Some posters in this thread need to go back and read the linked Reddit post that has the direct quotes from members of the localization teams on how the process works. To summarize:
The JP story team writes the story (the filler lore is still overseen by Oda-san). They share it with the EN localization team, that checks for what would need to be altered because a JP concept used may not work well in other languages. The JP team then reviews the EN feedback and makes adjustments. Eventually the teams working together with a final version of the story that will work in all localizations, even if phrasing and some characterizations have slight alterations.
There are not different stories for JP and EN. It's the same story. You're not going to get 1:1 translations because of differences in the languages but it is still the same story.
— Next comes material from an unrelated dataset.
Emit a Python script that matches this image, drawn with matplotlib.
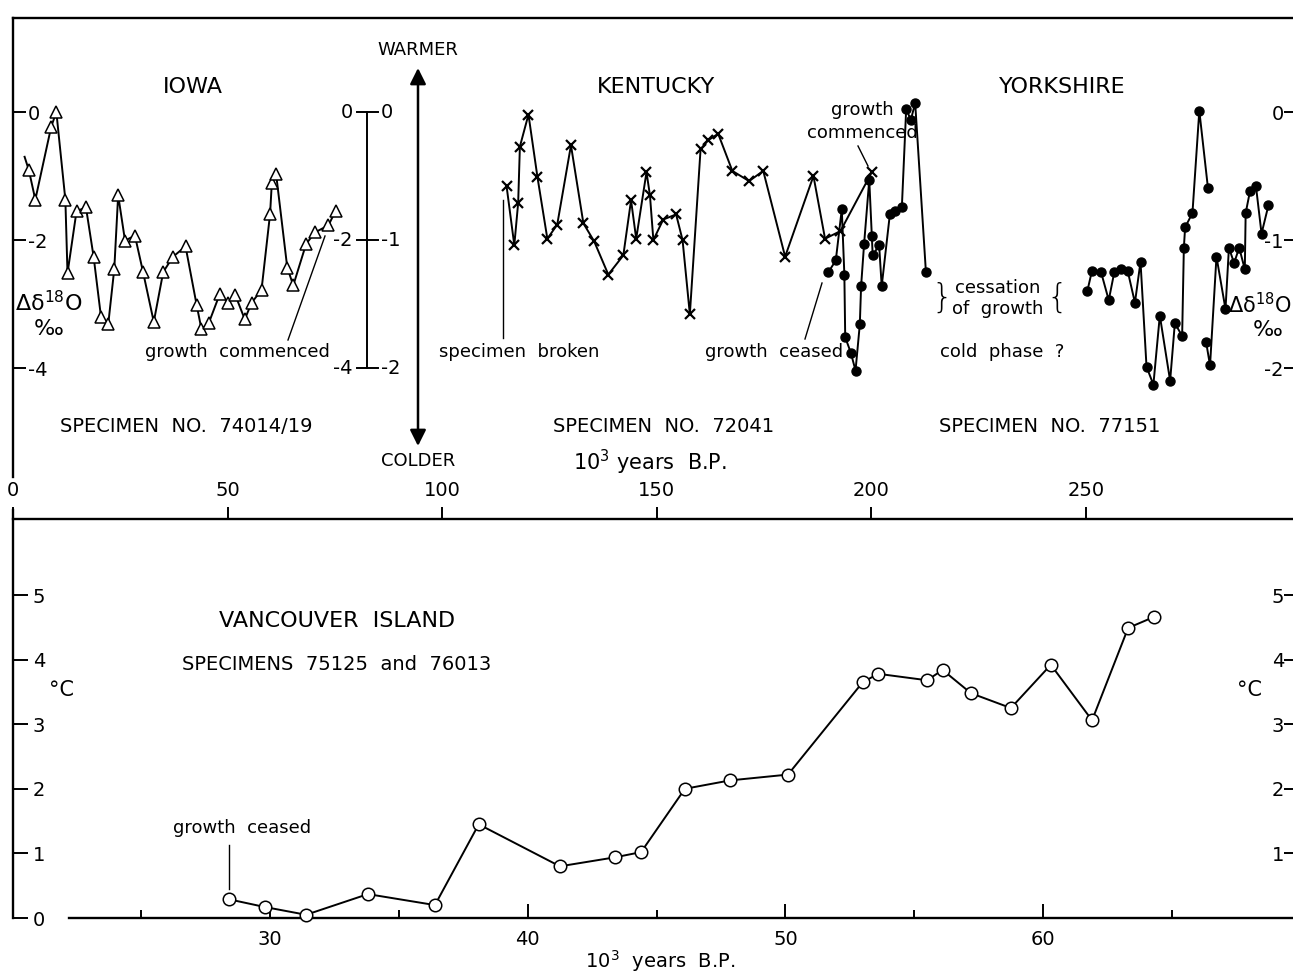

It would be fun if someone fluent in both languages could give us direct 1:1 translations (not interpretations) of dialogue from important story moments so we could see the results (and also to see just how accurate Google translate is with its 1:1 translations).
Player
thanks for your well written response, I can start to see your point.
That said, maybe I'm a minority in the English speaking community, because I had no problems coming to the same conclusion as you did with only the English "translation". I have to say, these DO all seem innocuous to me. But, I don't really care about how other languages interpret it and honestly, if someone has a different take on a single line, I just don't care enough to be bothered. The story is the same. (all imo of course)
But would such forwardness be taken well when your character is male? Remember, Haurchefant does this regardless of your character being male or female. Him doing it to a male would cause a lot of issues in the US and UK, due to how many people openly frown on anything even HINTING to same sex relationships.